Brands are made manifest in the world through the marks and signs they deploy in the environments we live in. These signs include brand insignia, logotypes, slogans and taglines, as well as jingles and other forms of sound branding. They serve as statements about the environments in which they’re found, or the objects on which they’re placed. All of them serve as environmental predicates. They provide us with a basis for making choices or responding to our environment. They orient, identify, beckon or warn. This is how they integrate our behavior – both immediately and at a distance in time and space. It’s in this sense that the term “predication” is used here.
Understanding not only single brands, but ‘constellations’ of brands in complex sets affects how we travel, what medication we take, what gifts we buy our loved ones, what schools we choose for our children, and what political course we might endorse. Today our environments are filled with brand signs that’ve been intentionally designed to communicate a given value. The trouble is that they often communicate values whether or not the marked product, service, office, object or place really has anything to do with those values. For example, following the 2010 Macondo blowout that resulted in the explosion of Deepwater Horizon, while oil gushed into the Gulf of Mexico for about three months, many people who lived on or near the Gulf came to associate the BP brand with a set of concrete experiences that are difficult to reconcile with the aspirational themes evoked by the brand’s beautiful, flowering green and yellow insignia.
When this kind of dissonance between brand claims expressed through signs and our own personal experience arises it creates uncertainty. We ask ourselves, “Can this sign be trusted? Should I make decisions based on the offerings and promises associated with it?” Signs of this sort are predications about the environment that might not be reliable as a basis for making behavioral determinations. The uncertainty that this engenders is particularly pronounced in the case of commercial marks. It arises from the intentional and sophisticated use of projected emotional values that’ve been linked to brand signs designed to stimulate us to act or feel a certain way. These marks are central to marketing and advertising practices, which are intended to create consumer desire.

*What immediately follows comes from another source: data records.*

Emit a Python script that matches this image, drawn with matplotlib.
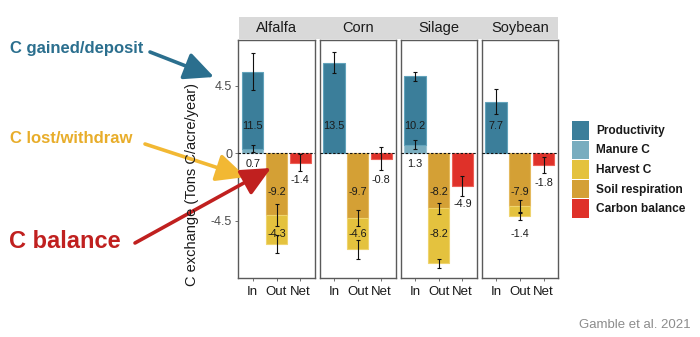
import matplotlib
matplotlib.use("Agg")
import matplotlib.pyplot as plt
from matplotlib.patches import Rectangle, FancyArrowPatch

plt.rcParams['font.family'] = ['Liberation Sans', 'DejaVu Sans']

# ---- data (Mg C / ha / yr) ----
crops = ["Alfalfa", "Corn", "Silage", "Soybean"]
flows = ["In", "Out", "Net"]

productivity = [11.5, 13.5, 10.2, 7.7]
productivity_err = [2.8, 1.55, 0.65, 1.85]
manure = [0.7, 0.0, 1.3, 0.0]
manure_err = [0.5, 0.0, 0.65, 0.0]
soil_resp = [-9.2, -9.7, -8.2, -7.9]
soil_resp_err = [1.6, 1.2, 0.8, 1.0]
harvest = [-4.3, -4.6, -8.2, -1.4]
harvest_err = [1.3, 1.4, 0.7, 0.6]
balance = [-1.4, -0.8, -4.9, -1.8]
balance_err = [1.25, 1.7, 1.5, 1.2]

# axis ticks are shown in tons C / acre / yr
tick_tons = [4.5, 0.0, -4.5]
MGHA_PER_TONAC = 2.2417

legend_names = ["Productivity", "Manure C", "Harvest C", "Soil respiration", "Carbon balance"]

# ---- styling ----
C_PROD, E_PROD = "#3b7e9a", "#62a3bb"
C_MAN, E_MAN = "#79adbf", "#9cc4d2"
C_HARV, E_HARV = "#e4c23e", "#efd46e"
C_RESP, E_RESP = "#d4a035", "#e4b95e"
C_BAL, E_BAL = "#df3129", "#ee6057"
legend_colors = [C_PROD, C_MAN, C_HARV, C_RESP, C_BAL]

W, H = 700, 337
fig = plt.figure(figsize=(W / 100, H / 100), dpi=100)
fig.patch.set_facecolor("white")


def fx(x):
    return x / W


def fy(y):
    return 1 - y / H


panel_top, panel_bot = 40.0, 278.0
panel_w, panel_step, panel_x0 = 76.0, 81.1, 238.5
ylo, yhi = -18.6, 16.9
bw = 0.9
err_kw = dict(ecolor="#111111", elinewidth=0.8, capsize=1.2, capthick=0.8, fmt="none", zorder=4)
lab_kw = dict(ha="center", va="center", fontsize=7.8, color="#1a1a1a", zorder=5)

# facet strip (one continuous band)
strip = Rectangle((fx(239), fy(39.3)), fx(558) - fx(239), fy(16.7) - fy(39.3),
                  transform=fig.transFigure, facecolor="#d9d9d9", edgecolor="none")
fig.add_artist(strip)

for i, crop in enumerate(crops):
    left = panel_x0 + i * panel_step
    ax = fig.add_axes([fx(left), fy(panel_bot), panel_w / W, (panel_bot - panel_top) / H])
    ax.set_xlim(0.4, 3.6)
    ax.set_ylim(ylo, yhi)

    # In: manure at the bottom, productivity stacked on top
    if manure[i] > 0:
        ax.bar(1, manure[i], width=bw, color=C_MAN, edgecolor=E_MAN, linewidth=0.8)
    ax.bar(1, productivity[i], bottom=manure[i], width=bw, color=C_PROD,
           edgecolor=E_PROD, linewidth=0.8)
    # Out: soil respiration, then harvest below it
    ax.bar(2, soil_resp[i], width=bw, color=C_RESP, edgecolor=E_RESP, linewidth=0.8)
    ax.bar(2, harvest[i], bottom=soil_resp[i], width=bw, color=C_HARV,
           edgecolor=E_HARV, linewidth=0.8)
    # Net
    ax.bar(3, balance[i], width=bw, color=C_BAL, edgecolor=E_BAL, linewidth=0.8)

    # error bars
    top_in = productivity[i] + manure[i]
    ax.errorbar(1, top_in, yerr=productivity_err[i], **err_kw)
    if manure[i] > 0:
        ax.errorbar(1, manure[i], yerr=manure_err[i], **err_kw)
    ax.errorbar(2, soil_resp[i], yerr=soil_resp_err[i], **err_kw)
    ax.errorbar(2, soil_resp[i] + harvest[i], yerr=harvest_err[i], **err_kw)
    ax.errorbar(3, balance[i], yerr=balance_err[i], **err_kw)

    # value labels
    ax.text(1, 4.0, f"{productivity[i]:.1f}", **lab_kw)
    if manure[i] > 0:
        ax.text(1, -1.6, f"{manure[i]:.1f}", **lab_kw)
    ax.text(2, -5.7, f"{soil_resp[i]:.1f}", **lab_kw)
    ax.text(2, -12.0, f"{harvest[i]:.1f}", **lab_kw)
    ax.text(3, min(-4.05, balance[i] - 2.6), f"{balance[i]:.1f}", **lab_kw)

    # zero line
    ax.axhline(0, color="#111111", lw=0.8, ls=(0, (2.2, 1.6)), zorder=3)

    for s in ax.spines.values():
        s.set_color("#5a5a5a")
        s.set_linewidth(1.0)
    ax.set_xticks([1, 2, 3])
    ax.set_xticklabels(flows, fontsize=9.5, color="#1a1a1a")
    ax.tick_params(axis="x", length=2.5, width=0.6, color="#5a5a5a", pad=3)
    if i == 0:
        ax.set_yticks([t * MGHA_PER_TONAC for t in tick_tons])
        ax.set_yticklabels([f"{t:g}" for t in tick_tons], fontsize=9, color="#4d4d4d")
        ax.tick_params(axis="y", length=2.5, width=0.6, color="#5a5a5a", pad=2)
    else:
        ax.set_yticks([])

    # strip label
    fig.text(fx(left + panel_w / 2), fy(28.0), crop, ha="center", va="center",
             fontsize=10.5, color="#1a1a1a")

# y-axis title
fig.text(fx(192), fy(185), "C exchange (Tons C/acre/year)", rotation=90,
         ha="center", va="center", fontsize=10.5, color="#1a1a1a")

# legend
for k, (name, col) in enumerate(zip(legend_names, legend_colors)):
    ytop = 121 + k * 19.6
    fig.add_artist(Rectangle((fx(572), fy(ytop + 18.6)), 17 / W, 18.6 / H,
                             transform=fig.transFigure, facecolor=col, edgecolor="none"))
    fig.text(fx(596), fy(ytop + 9.8), name, ha="left", va="center",
             fontsize=8.6, fontweight="bold", color="#1a1a1a")

# callouts on the left
fig.text(fx(10), fy(49), "C gained/deposit", ha="left", va="center",
         fontsize=12, fontweight="bold", color="#2b6f8e")
fig.text(fx(10), fy(139), "C lost/withdraw", ha="left", va="center",
         fontsize=12, fontweight="bold", color="#e8ad2a")
fig.text(fx(9), fy(242), "C balance", ha="left", va="center",
         fontsize=17, fontweight="bold", color="#c0201f")

arrows = [((150, 52), (214, 77), "#2b6f8e"),
          ((145, 144), (246, 177), "#f2b833"),
          ((135, 243), (271, 168), "#c0201f")]
for (x0, y0), (x1, y1), col in arrows:
    fig.add_artist(FancyArrowPatch((fx(x0), fy(y0)), (fx(x1), fy(y1)),
                                   transform=fig.transFigure,
                                   arrowstyle="-|>,head_length=18,head_width=8.5",
                                   mutation_scale=1, lw=2.6, color=col,
                                   shrinkA=0, shrinkB=0))

fig.text(fx(691), fy(325), "Gamble et al. 2021", ha="right", va="center",
         fontsize=9.5, color="#8c8c8c")

fig.savefig("out.png", dpi=100)
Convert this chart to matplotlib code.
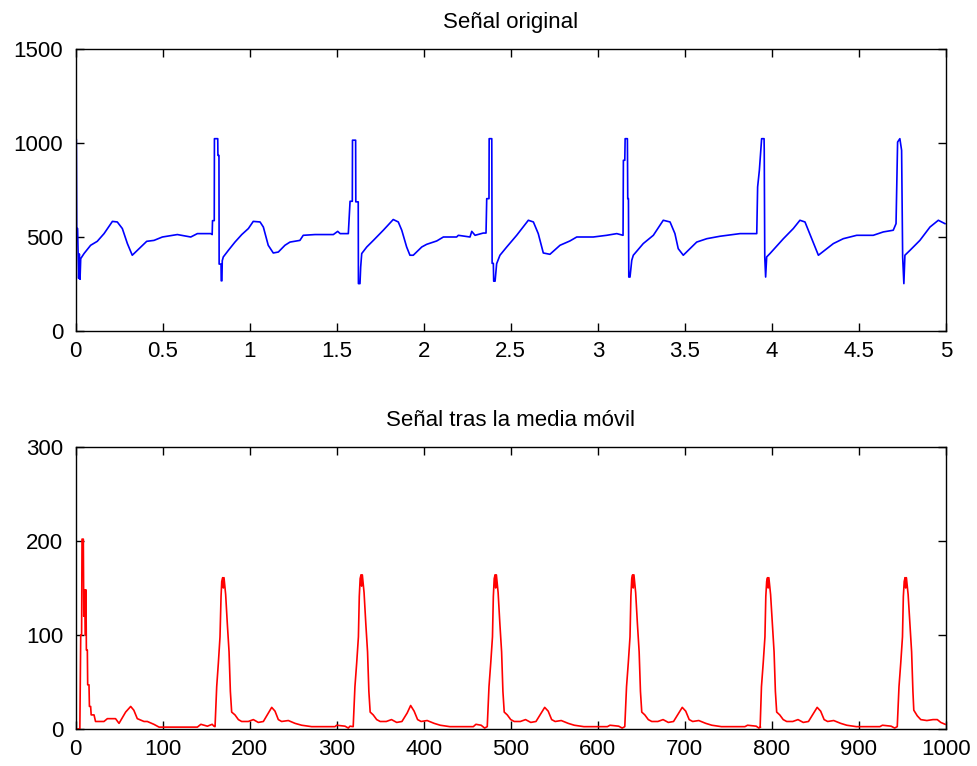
import matplotlib
matplotlib.use("Agg")
import matplotlib.pyplot as plt

# ---- Top panel: original ECG signal (time in s, amplitude) ----
t_orig = [
    0.000, 0.005, 0.007, 0.012, 0.015, 0.018, 0.022, 0.026, 0.030, 0.049, 0.087, 0.125,
    0.164, 0.212, 0.240, 0.269, 0.298, 0.326, 0.365, 0.409, 0.451, 0.499, 0.585, 0.662,
    0.700, 0.777, 0.785, 0.787, 0.797, 0.798, 0.817, 0.818, 0.824, 0.825, 0.836, 0.837,
    0.841, 0.843, 0.849, 0.878, 0.916, 0.955, 0.993, 1.021, 1.060, 1.079, 1.107, 1.136,
    1.165, 1.203, 1.232, 1.289, 1.308, 1.376, 1.481, 1.506, 1.520, 1.567, 1.577, 1.590,
    1.591, 1.609, 1.610, 1.624, 1.625, 1.634, 1.638, 1.644, 1.673, 1.711, 1.768, 1.825,
    1.854, 1.874, 1.902, 1.921, 1.940, 1.989, 2.017, 2.075, 2.113, 2.189, 2.199, 2.266,
    2.276, 2.295, 2.342, 2.358, 2.362, 2.375, 2.376, 2.391, 2.393, 2.400, 2.402, 2.410,
    2.419, 2.438, 2.477, 2.534, 2.601, 2.630, 2.658, 2.687, 2.725, 2.783, 2.840, 2.879,
    2.974, 3.051, 3.109, 3.145, 3.147, 3.155, 3.157, 3.170, 3.172, 3.176, 3.178, 3.185,
    3.195, 3.204, 3.261, 3.319, 3.376, 3.415, 3.443, 3.462, 3.491, 3.568, 3.626, 3.702,
    3.817, 3.913, 3.918, 3.928, 3.941, 3.955, 3.956, 3.959, 3.964, 3.970, 3.989, 4.066,
    4.123, 4.161, 4.190, 4.229, 4.267, 4.353, 4.410, 4.487, 4.582, 4.640, 4.697, 4.713,
    4.722, 4.735, 4.745, 4.751, 4.758, 4.764, 4.793, 4.850, 4.908, 4.956, 4.994,
]
v_orig = [
    1020, 1020, 545, 545, 420, 280, 410, 275, 385, 412, 456, 477,
    518, 583, 580, 545, 465, 403, 438, 477, 482, 500, 513, 500,
    518, 518, 513, 587, 587, 1023, 1023, 934, 934, 356, 356, 267,
    267, 374, 394, 429, 473, 513, 545, 583, 580, 553, 456, 415,
    420, 456, 473, 482, 509, 513, 513, 530, 518, 518, 690, 690,
    1015, 1015, 687, 687, 252, 252, 340, 412, 447, 482, 536, 593,
    580, 536, 447, 403, 403, 447, 461, 479, 500, 500, 509, 500,
    530, 509, 521, 521, 704, 704, 1023, 1023, 360, 360, 265, 265,
    358, 403, 447, 509, 589, 580, 518, 415, 408, 456, 479, 500,
    500, 509, 518, 509, 908, 908, 1023, 1023, 704, 704, 287, 287,
    376, 403, 465, 509, 589, 580, 518, 438, 403, 473, 491, 504,
    518, 518, 766, 855, 1023, 1023, 960, 394, 287, 394, 412, 491,
    545, 589, 580, 491, 403, 465, 491, 509, 509, 527, 536, 571,
    1005, 1023, 961, 394, 252, 403, 429, 482, 553, 589, 571,
]

# ---- Bottom panel: signal after moving average (sample index, amplitude) ----
n_filt = [
    0, 5, 6, 7, 7.5, 9, 9.5, 10.5, 11.5, 12, 12.5, 13.6, 14, 15.5, 16, 17.4, 18, 21.3,
    23, 32.7, 36.6, 46, 50, 57.6, 63.4, 67, 71, 78.7, 82.5, 90, 96, 140, 144, 151.5, 157, 159,
    160.3, 162.2, 164.1, 166, 167.2, 168, 169.1, 169.8, 170.6, 172.5, 174.4, 176.4, 177.9,
    179.4, 183.2, 187.1, 190.9, 198.5, 204.3, 210, 215.8, 221.5, 225.4, 229.2, 233, 236.8,
    244.5, 252.2, 259.8, 271.3, 298.1, 300, 309.6, 313.4, 315.3,
    319, 321, 323, 325, 326, 327, 328, 328.7, 329.5, 331.5, 333.5, 335.5, 337, 338.5, 342,
    346, 350, 357, 363, 369, 375, 381, 385, 389, 393, 397, 404, 412, 419, 430, 457, 460,
    466, 470, 472,
    473, 475, 477, 479, 480, 481, 482, 482.7, 483.5, 485.5, 487.5, 489.5, 491, 492.5, 496,
    500, 504, 511, 517, 523, 529, 535, 539, 543, 547, 551, 558, 566, 573, 584, 611, 614,
    624, 628, 630,
    631, 633, 635, 637, 638, 639, 640, 640.7, 641.5, 643.5, 645.5, 647.5, 649, 650.5, 654,
    658, 662, 669, 675, 681, 687, 693, 697, 701, 705, 709, 716, 724, 731, 742, 769, 772,
    782, 785, 787,
    786.5, 788, 790, 792, 793, 794, 795, 795.7, 796.5, 798.5, 800.5, 802.5, 804, 805.5, 809,
    813, 817, 824, 830, 836, 842, 848, 852, 856, 860, 864, 871, 879, 886, 897, 924, 927,
    937, 941, 943,
    944, 946, 948, 950, 951, 952, 953, 953.7, 954.5, 956.5, 958.5, 960.5, 962, 963, 967,
    971, 978, 985, 990, 994, 999,
]
v_filt = [
    0, 0, 100, 100, 202, 202, 120, 148, 100, 148, 84, 84, 47, 47, 24, 24, 15, 15,
    8, 8, 11, 11, 6, 18, 24, 20, 11, 8, 8, 5, 2, 2, 5, 3, 5, 3,
    2.5, 45, 70, 98, 141, 157, 161, 150, 161, 143, 112, 82, 40,
    18, 15, 10, 8, 8, 10, 7, 8, 17, 23, 19, 10, 8,
    9, 6, 4, 2.5, 2.5, 4, 3, 1, 3,
    2.5, 45, 70, 98, 141, 160, 164, 152, 164, 145, 112, 82, 40, 18, 15,
    10, 8, 8, 10, 7, 8, 17, 25, 19, 10, 8, 9, 6, 4, 2.5, 2.5, 5,
    4, 1, 2,
    2.5, 45, 70, 98, 141, 160, 164, 150, 164, 145, 112, 82, 40, 18, 15,
    10, 8, 8, 10, 7, 8, 17, 23, 19, 10, 8, 9, 6, 4, 2.5, 2.5, 4,
    3, 1, 2,
    2.5, 45, 70, 98, 141, 160, 164, 150, 164, 145, 112, 82, 40, 18, 15,
    10, 8, 8, 10, 7, 8, 17, 23, 19, 10, 8, 9, 6, 4, 2.5, 2.5, 4,
    3, 1, 2,
    2.5, 45, 70, 98, 141, 157, 161, 150, 161, 143, 112, 82, 40, 18, 15,
    10, 8, 8, 10, 7, 8, 17, 23, 19, 10, 8, 9, 6, 4, 2.5, 2.5, 4,
    3, 1, 2,
    2.5, 45, 70, 98, 141, 157, 161, 150, 161, 143, 112, 82, 40, 20, 14,
    10, 9, 10, 10, 7, 5,
]

title_top = "Señal original"
title_bottom = "Señal tras la media móvil"
xticks_top = [0, 0.5, 1, 1.5, 2, 2.5, 3, 3.5, 4, 4.5, 5]
xticklabels_top = ["0", "0.5", "1", "1.5", "2", "2.5", "3", "3.5", "4", "4.5", "5"]
yticks_top = [0, 500, 1000, 1500]
xticks_bottom = [0, 100, 200, 300, 400, 500, 600, 700, 800, 900, 1000]
yticks_bottom = [0, 100, 200, 300]

plt.rcParams['font.family'] = ['Liberation Sans', 'DejaVu Sans']

fig = plt.figure(figsize=(9.77, 7.66), dpi=100)
W, H = 977.0, 766.0
ax1 = fig.add_axes([75.5 / W, 1 - 331 / H, 870.5 / W, 282 / H])
ax2 = fig.add_axes([75.5 / W, 1 - 729 / H, 870.5 / W, 282 / H])

ax1.plot(t_orig, v_orig, color=(0, 0, 1), lw=1.2)
ax2.plot(n_filt, v_filt, color=(1, 0, 0), lw=1.2)

ax1.set_xlim(0, 5)
ax1.set_ylim(0, 1500)
ax1.set_xticks(xticks_top)
ax1.set_xticklabels(xticklabels_top)
ax1.set_yticks(yticks_top)
ax1.set_title(title_top, fontsize=16, pad=15)

ax2.set_xlim(0, 1000)
ax2.set_ylim(0, 300)
ax2.set_xticks(xticks_bottom)
ax2.set_yticks(yticks_bottom)
ax2.set_title(title_bottom, fontsize=16, pad=15)

for ax in (ax1, ax2):
    ax.tick_params(direction='in', length=6, width=1, top=True, right=True,
                   labelsize=16, colors='black')
    ax.tick_params(axis='x', pad=7)
    ax.tick_params(axis='y', pad=9)
    for s in ax.spines.values():
        s.set_linewidth(1.0)
        s.set_color('black')

fig.savefig("out.png", dpi=100)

There’s no shortage of information that supports the idea that uncertainty in the marked environment can lead to serious problems with our behavior. Ethological research shows clearly that an unfamiliar environment can create stress for the animals that inhabit it. We know that the marks in our environment – like those in the environments of many other animals – provide a foundation for our orientation in space and time. When the predication-value of these marks becomes uncertain the result is a deeply-felt disorientation.
If we look to Classical Conditioning the idea is that a conditioned stimulus – for example ringing a bell or displaying a commercial brand mark – elicits a conditioned response like salivation or desire for a product or offering. But the type of associative learning revealed in a conditioned response cannot be established unless the effects (the brand promise) are consistently associated with the cause (engagement with the brand). In other words, brand signs must demonstrate clear predictive value in order to be accepted as a basis for making behavioral determinations.
Successful brand marks are those which have been consistently associated with products, services or offerings that deliver on the brand promise. But such examples of sustainable branding are more the exception than the rule, not least because the advertising and marketing industry responsible for creating brands and brand communications is not known for comprehensive theories or long-term concerns about the future.
This is beginning to change. The greatest challenge lies in the fact that advertising and marketing professionals are hired and fired, rewarded or reprimanded based on their ability to make companies more profitable in the short term. There’s little or no concern with the long-term consequences of any particular brand strategy. Even all the recent proliferation of talk about ‘green’ this and ‘green’ that is often driven more by the desire to seem responsible rather than to actually be responsible. This is a fact that people around the world cannot fail to notice. And this is about a lot more than just becoming a responsible, respected and highly profitable brand; to continue to fail to recognize the ways in which the marked environment affects behavior, the ways in which an uncertain, ambiguous environment could actually engender distrust and contribute to anti-social behavior is actually dangerous.